- _EXERCISE TASK_
Take the lines of the data below from the very first through the line containing "const seaGrowth = [7.0, 6.6, 7.8, -1.1];" and output them exactly, pictures excluded.
_____
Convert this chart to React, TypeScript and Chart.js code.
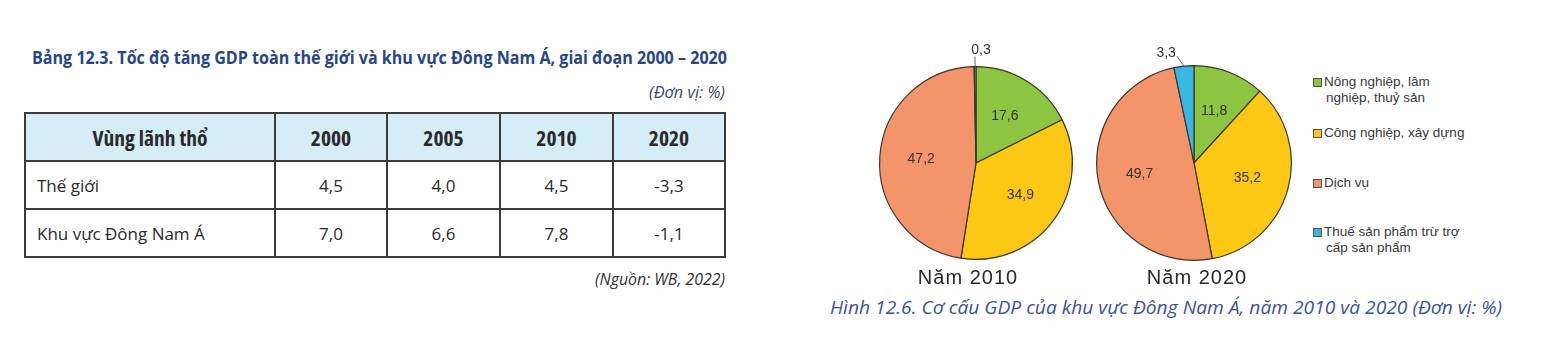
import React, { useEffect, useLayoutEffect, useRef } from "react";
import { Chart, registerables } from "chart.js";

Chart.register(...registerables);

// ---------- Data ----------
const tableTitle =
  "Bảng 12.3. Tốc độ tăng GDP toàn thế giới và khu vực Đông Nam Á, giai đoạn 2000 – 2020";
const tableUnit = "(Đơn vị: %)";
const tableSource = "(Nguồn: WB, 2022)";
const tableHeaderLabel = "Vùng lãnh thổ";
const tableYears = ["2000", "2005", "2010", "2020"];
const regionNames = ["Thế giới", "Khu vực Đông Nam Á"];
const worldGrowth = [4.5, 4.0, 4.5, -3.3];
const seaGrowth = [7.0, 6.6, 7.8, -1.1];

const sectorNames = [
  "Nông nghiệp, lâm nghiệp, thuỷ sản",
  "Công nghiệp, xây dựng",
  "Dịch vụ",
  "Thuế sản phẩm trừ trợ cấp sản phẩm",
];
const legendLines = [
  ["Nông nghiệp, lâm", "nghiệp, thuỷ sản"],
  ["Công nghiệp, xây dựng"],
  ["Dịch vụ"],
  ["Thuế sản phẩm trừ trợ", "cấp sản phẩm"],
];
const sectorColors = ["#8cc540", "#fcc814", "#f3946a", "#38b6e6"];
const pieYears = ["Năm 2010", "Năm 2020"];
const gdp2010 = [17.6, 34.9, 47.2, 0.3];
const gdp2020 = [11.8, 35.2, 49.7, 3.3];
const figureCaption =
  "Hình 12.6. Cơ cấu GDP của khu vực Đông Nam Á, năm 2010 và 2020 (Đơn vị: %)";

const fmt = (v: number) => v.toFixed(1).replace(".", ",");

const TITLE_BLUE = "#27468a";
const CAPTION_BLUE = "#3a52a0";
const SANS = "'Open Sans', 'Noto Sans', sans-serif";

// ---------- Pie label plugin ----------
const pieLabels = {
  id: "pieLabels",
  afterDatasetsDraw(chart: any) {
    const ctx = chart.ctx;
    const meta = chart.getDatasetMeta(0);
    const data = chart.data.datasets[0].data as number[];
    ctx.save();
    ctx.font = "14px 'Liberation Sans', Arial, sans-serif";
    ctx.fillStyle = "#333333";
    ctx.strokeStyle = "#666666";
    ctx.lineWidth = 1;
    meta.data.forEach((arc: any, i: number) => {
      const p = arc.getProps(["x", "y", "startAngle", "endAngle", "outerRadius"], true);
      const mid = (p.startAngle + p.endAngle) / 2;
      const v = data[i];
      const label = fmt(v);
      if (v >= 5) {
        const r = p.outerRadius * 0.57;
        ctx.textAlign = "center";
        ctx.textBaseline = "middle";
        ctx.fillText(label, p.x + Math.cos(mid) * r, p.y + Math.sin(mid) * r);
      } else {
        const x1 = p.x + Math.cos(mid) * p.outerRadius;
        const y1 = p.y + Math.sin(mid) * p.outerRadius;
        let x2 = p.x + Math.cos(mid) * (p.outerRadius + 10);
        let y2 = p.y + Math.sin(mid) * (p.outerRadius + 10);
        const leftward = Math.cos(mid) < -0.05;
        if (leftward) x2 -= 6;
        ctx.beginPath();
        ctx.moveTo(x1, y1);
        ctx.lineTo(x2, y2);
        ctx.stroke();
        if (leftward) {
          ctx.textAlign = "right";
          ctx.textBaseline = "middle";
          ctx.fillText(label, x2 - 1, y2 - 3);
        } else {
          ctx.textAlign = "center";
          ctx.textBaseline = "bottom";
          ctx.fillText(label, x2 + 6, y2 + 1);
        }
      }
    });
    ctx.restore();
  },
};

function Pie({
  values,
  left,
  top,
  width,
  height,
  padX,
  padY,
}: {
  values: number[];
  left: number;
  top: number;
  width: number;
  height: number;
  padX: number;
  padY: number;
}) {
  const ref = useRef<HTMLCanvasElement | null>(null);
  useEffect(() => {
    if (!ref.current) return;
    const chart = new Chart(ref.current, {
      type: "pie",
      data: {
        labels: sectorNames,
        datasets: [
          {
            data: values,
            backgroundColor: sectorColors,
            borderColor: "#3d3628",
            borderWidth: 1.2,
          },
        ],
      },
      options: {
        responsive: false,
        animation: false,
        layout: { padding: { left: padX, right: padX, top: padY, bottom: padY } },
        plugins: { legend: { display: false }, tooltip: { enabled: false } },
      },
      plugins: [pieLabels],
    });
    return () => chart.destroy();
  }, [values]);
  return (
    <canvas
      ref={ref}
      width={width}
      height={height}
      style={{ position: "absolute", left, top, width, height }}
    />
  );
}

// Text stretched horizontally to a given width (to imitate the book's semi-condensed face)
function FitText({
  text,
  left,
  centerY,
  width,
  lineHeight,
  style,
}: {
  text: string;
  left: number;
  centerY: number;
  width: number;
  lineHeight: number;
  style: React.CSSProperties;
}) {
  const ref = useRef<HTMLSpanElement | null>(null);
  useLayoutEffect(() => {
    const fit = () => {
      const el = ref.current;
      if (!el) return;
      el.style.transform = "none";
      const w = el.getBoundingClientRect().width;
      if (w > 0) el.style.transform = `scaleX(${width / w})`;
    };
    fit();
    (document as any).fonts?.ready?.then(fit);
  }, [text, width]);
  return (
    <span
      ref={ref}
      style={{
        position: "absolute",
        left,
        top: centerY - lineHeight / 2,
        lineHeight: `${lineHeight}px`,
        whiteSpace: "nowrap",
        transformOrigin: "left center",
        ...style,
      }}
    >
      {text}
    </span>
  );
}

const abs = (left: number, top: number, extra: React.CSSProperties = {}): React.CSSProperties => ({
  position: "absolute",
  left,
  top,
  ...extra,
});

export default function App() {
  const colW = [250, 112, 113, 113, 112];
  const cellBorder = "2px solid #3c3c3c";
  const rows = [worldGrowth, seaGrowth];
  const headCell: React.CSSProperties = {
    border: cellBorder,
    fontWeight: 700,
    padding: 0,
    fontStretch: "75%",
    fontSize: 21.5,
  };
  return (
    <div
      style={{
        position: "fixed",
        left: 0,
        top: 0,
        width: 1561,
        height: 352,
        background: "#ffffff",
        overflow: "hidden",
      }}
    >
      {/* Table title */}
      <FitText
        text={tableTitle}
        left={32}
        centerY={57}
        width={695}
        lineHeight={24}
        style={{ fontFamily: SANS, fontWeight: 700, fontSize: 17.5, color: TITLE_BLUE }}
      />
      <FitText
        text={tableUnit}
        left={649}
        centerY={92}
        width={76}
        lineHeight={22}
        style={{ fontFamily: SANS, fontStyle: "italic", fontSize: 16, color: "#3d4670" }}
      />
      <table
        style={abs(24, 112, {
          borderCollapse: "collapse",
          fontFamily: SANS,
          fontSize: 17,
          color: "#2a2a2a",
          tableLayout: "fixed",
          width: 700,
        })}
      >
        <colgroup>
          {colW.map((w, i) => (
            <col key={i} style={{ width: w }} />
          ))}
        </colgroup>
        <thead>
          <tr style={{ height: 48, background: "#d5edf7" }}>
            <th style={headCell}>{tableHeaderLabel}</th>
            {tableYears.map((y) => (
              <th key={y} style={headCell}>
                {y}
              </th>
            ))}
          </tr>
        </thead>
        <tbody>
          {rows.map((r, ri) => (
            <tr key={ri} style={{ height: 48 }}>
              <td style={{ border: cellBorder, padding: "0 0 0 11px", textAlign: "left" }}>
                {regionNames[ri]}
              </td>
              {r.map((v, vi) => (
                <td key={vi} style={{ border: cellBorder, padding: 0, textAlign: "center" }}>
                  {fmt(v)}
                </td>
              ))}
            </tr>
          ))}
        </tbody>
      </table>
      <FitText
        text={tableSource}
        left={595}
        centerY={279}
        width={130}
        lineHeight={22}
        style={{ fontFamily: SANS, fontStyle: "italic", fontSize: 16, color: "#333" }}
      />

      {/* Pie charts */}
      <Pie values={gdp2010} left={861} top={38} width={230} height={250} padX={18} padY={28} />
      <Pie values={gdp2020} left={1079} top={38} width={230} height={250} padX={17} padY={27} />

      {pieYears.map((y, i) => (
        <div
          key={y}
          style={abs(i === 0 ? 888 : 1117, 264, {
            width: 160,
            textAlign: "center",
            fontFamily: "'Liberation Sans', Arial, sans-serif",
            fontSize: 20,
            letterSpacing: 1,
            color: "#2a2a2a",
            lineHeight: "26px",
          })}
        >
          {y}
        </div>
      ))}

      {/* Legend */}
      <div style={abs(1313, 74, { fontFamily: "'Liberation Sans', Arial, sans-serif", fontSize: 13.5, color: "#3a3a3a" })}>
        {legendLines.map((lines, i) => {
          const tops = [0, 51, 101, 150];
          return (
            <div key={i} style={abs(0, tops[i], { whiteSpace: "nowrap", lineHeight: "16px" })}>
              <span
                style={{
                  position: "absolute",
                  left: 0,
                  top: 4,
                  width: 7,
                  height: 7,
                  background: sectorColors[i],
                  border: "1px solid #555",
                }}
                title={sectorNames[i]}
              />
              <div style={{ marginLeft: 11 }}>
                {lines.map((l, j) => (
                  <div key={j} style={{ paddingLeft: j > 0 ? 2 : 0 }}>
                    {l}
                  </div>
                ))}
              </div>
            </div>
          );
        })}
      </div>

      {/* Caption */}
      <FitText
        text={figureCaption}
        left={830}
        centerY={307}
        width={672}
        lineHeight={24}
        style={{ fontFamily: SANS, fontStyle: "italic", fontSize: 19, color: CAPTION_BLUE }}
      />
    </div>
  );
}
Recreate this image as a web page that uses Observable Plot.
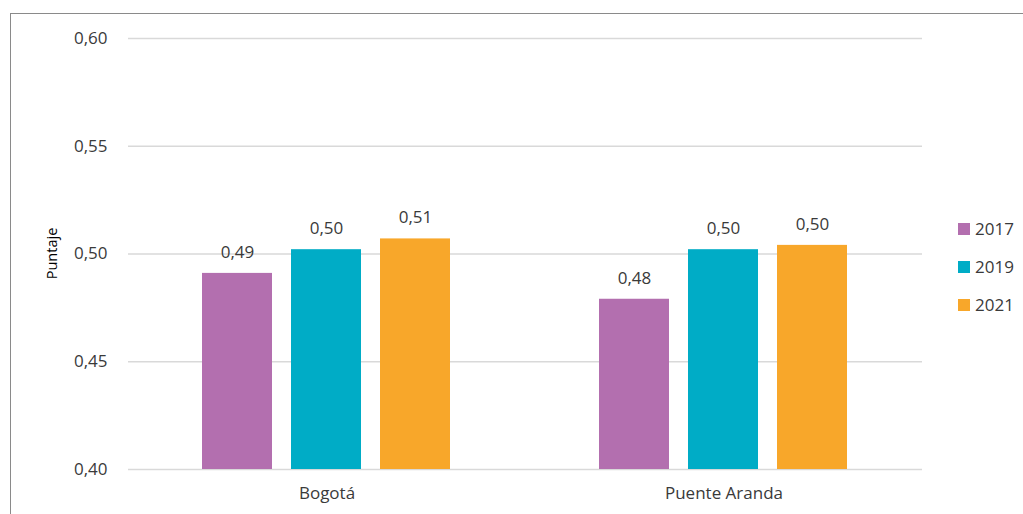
_____
- _RESPONSE_
Convert this chart to React, TypeScript and Chart.js code.
import React, { useEffect, useLayoutEffect, useRef } from "react";
import { Chart, registerables } from "chart.js";

Chart.register(...registerables);

// ---------- Data ----------
const tableTitle =
  "Bảng 12.3. Tốc độ tăng GDP toàn thế giới và khu vực Đông Nam Á, giai đoạn 2000 – 2020";
const tableUnit = "(Đơn vị: %)";
const tableSource = "(Nguồn: WB, 2022)";
const tableHeaderLabel = "Vùng lãnh thổ";
const tableYears = ["2000", "2005", "2010", "2020"];
const regionNames = ["Thế giới", "Khu vực Đông Nam Á"];
const worldGrowth = [4.5, 4.0, 4.5, -3.3];
const seaGrowth = [7.0, 6.6, 7.8, -1.1];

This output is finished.